Han gave us a great overview of VXLAN and how it’s going to be used a bit more extensively in the data center in the coming months as we begin to attempt to scale out and break through our limitation of VLANs in large clouds.  Here’s hoping that VXLAN really begins to take off and becomes the de facto standard of NVGRE.  Because I still haven’t forgiven Microsoft for Teredo.  I’m not about to give them a chance to screw up the cloud too.

Up next was Victor Moreno, a technical lead in the Data Center Business Unit.  Victor has been a guest on Packet Pushers before on show 54 talking about the Locator/ID Separation Protocol (LISP).  Victor talked to us about LISP as well as the difficulties in creating large-scale data centers.  One key point of Victor’s talk was about moving servers (or workloads as he put them).  Victor pointed out that moving all of the LAN extensions like STP and VTP across the site was totally unnecessary.  The most important part of the move is preservation of IP reachability.  In the video above, this elicited some applause from the delegates because it’s nice to see that people are starting to realize that extending the layer 2 domain everywhere might not be the best way to do things.

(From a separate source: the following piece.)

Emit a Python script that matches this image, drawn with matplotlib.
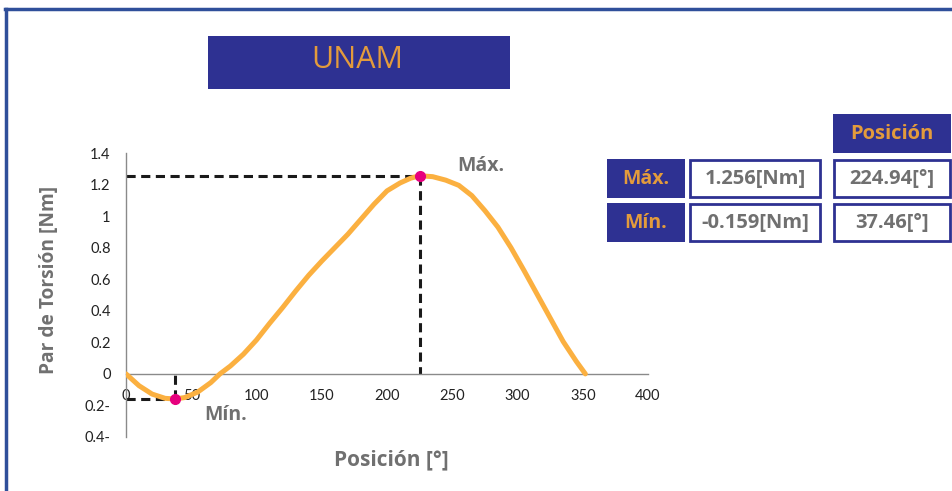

Another key point that I took from Victor was about VXLAN headers and LISP headers and even Overlay Transport Virtualization (OTV) headers.  It seems they all have the same 24-bit ID field in the wrapper.  Considering that Cisco is championing OTV and LISP and was an author on the VXLAN draft, this isn’t all that astonishing.  What really caught me was the idea that Victor proposed wherein LISP was used to implement many of the features in VXLAN so that the two protocols could be very interoperable.  This also eliminates the need to continually reinvent the wheel every time a new protocol is needed for VM mobility or long-distance workload migration.  Pay close attention to a slide about 22:50 into the video above.  Victor’s Inter-DC and Intra-DC slide detailing which protocol works best in a given scenario at a specific layer is something that needs to be committed to memory for anyone that wants to be involved in data center networking any time in the next few years.

If you’d like to learn more about Cisco’s data center offerings, you can head over to the data center page on Cisco’s website at http://www.cisco.com/en/US/netsol/ns340/ns394/ns224/index.html.  You can also get data center specific information on Twitter by following the Cisco Data Center account, @CiscoDC.

Tom’s Take

I’m happy that Cisco was able to present on a lot of the software and protocols that are going into building the new generation of data center networking.  I keep hearing things like VXLAN, OTV, and LISP being thrown around when discussing how we’re going to address many of the challenges presented to us by the hypervisor crowd.  Cisco seems to be making strides in not only solving these issues but putting the technology at the forefront so that everyone can benefit from it.  That’s not to say that their solutions are going to end up being the de facto standard.  Instead, we can use the collective wisdom behind things like VXLAN to help us drive toward acceptable methods of powering data center networks for tomorrow.  I may not have spent a lot of my time in the data center during my formal networking days, but I have a funny feeling I’m going to be there a lot more in the coming months.

Tech Field Day Disclaimer

Cisco Data Center was a sponsor of Network Field Day 3.  As such, they were responsible for covering a portion of my travel and lodging expenses while attending Network Field Day 3. In addition, they provided me a USB drive containing marketing collateral and copies of the presentation as well as a pirate eyepatch and fake pirate pistol (long story).  They did not ask for, nor where they promised any kind of consideration in the writing of this review/analysis.  The opinions and analysis provided within are my own and any errors or omissions are mine and mine alone.